3. Carry the coupons with you in your wallet when you go out. And be sure to use them against a product that’s on sale thus saving even more money. This is another benefit of being a constant shopper.
4. Read the weekly flyers (or sign up for them online) and grab your essentials – or that week’s grocery/garden/household/underwear needs – accordingly. Did your Mom teach you nothing? And you don’t need to visit 10 stores to realize savings because most stores will match a competitor’s advertised price. You knew that, right?
5. Unless you’re on death’s door or so drunk you’re at risk of falling face-first into traffic, don’t take taxis. Taxis cost a fortune and represent ridiculously low value for money. I’ve heard people try and rationalize them – ‘I don’t own a car so I can afford it’ or ‘It’s too cold’ or the gold-plated shit-for-brains classic: ‘My time is more valuable than the cost of the fare.’ Really? But it’s well-spent watching Dancing with the Stars or whatever stupid-ass show I guarantee you watch religiously? (We all do). Suck it up and wait for the goddamn bus. (Sorry for all the cursing just now, but I really hate motherfucking taxis).
6. Don’t buy daily coffee at Starbucks and lunch at McDonalds. This too has been hammered home by financial experts since AC/DC was considered Satanic. But punters STILL fail to calculate the significance $5 spent daily has on the bottom line. So let’s do it again for the dude in the pointy cap: $5 per weekday equals $25/week equals $100/month equals $1,200/year. You can fly pretty far with $1,200 and wherever you’re headed probably has an all-you-can-eat buffet, so you’ll get all those empty calories back eventually. Brew your own damn coffee and stick a sandwich in your backpack (which you will remove promptly and hold in your hand the minute you board the subway).

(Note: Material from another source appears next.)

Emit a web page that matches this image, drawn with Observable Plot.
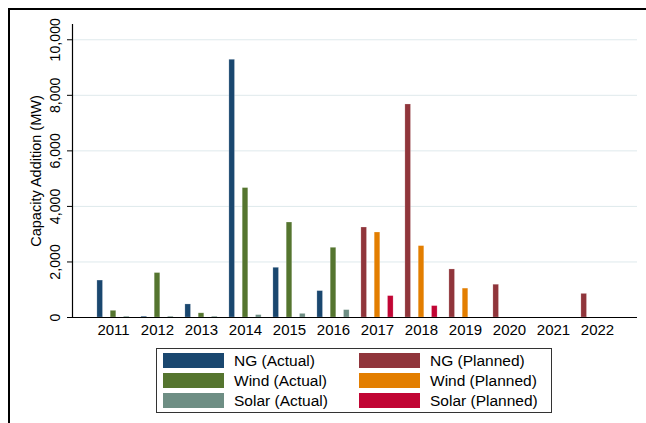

7. Fight fees and service charges like a warrior goddess with a chip on her shoulder and a Michael Bay script in her back pocket. Rogers charging you $2 a month for sending paper invoices? Call and switch to paperless invoicing. (You do READ all your monthly bills for errors and sneaky fees, right?) Don’t withdraw money from generic ATMs that levy a fee for the “convenience” (as will the place where you actually bank). Fees are way more pervasive than you think. And they suck. Be constantly vigilant.
8. Collect loyalty points and use them to save money. Shoppers Drug Mart Optimum points are great – 8,000 saves $10 and you can buy everything in those stores! Correction: you can buy everything there once it goes on sale. But you will need to carry the loyalty card(s) with you in your wallet at all times… right beside your coupons.
9. Join the library where your books, periodicals, movies and music aren’t sitting on shelves collecting dust like all the crap you have at home.
10. Get a fucking grip already. This may be the hardest thing but it’s also the most important. You probably don’t need that shit you’re about to buy anyway (plus your sense of entitlement is really annoying). Also, pretty much anything you’re grappling with can’t be solved at the retail level despite what the advertisers tell you. Being on a budget doesn’t mean life has to suck. It means you need to be more creative. I promise you’ll be better off in old age when you don’t have to eat cat food to survive. I dish that stuff up every day and it is nasty - even the expensive stuff - which neatly drops us at our 11th and final point.
11. When you are about to make any purchase, ask yourself: do I want to eat cat food one day? If the answer is no, put the bill back in your wallet and walk out of the store. It’ll still be there tomorrow if you change your mind.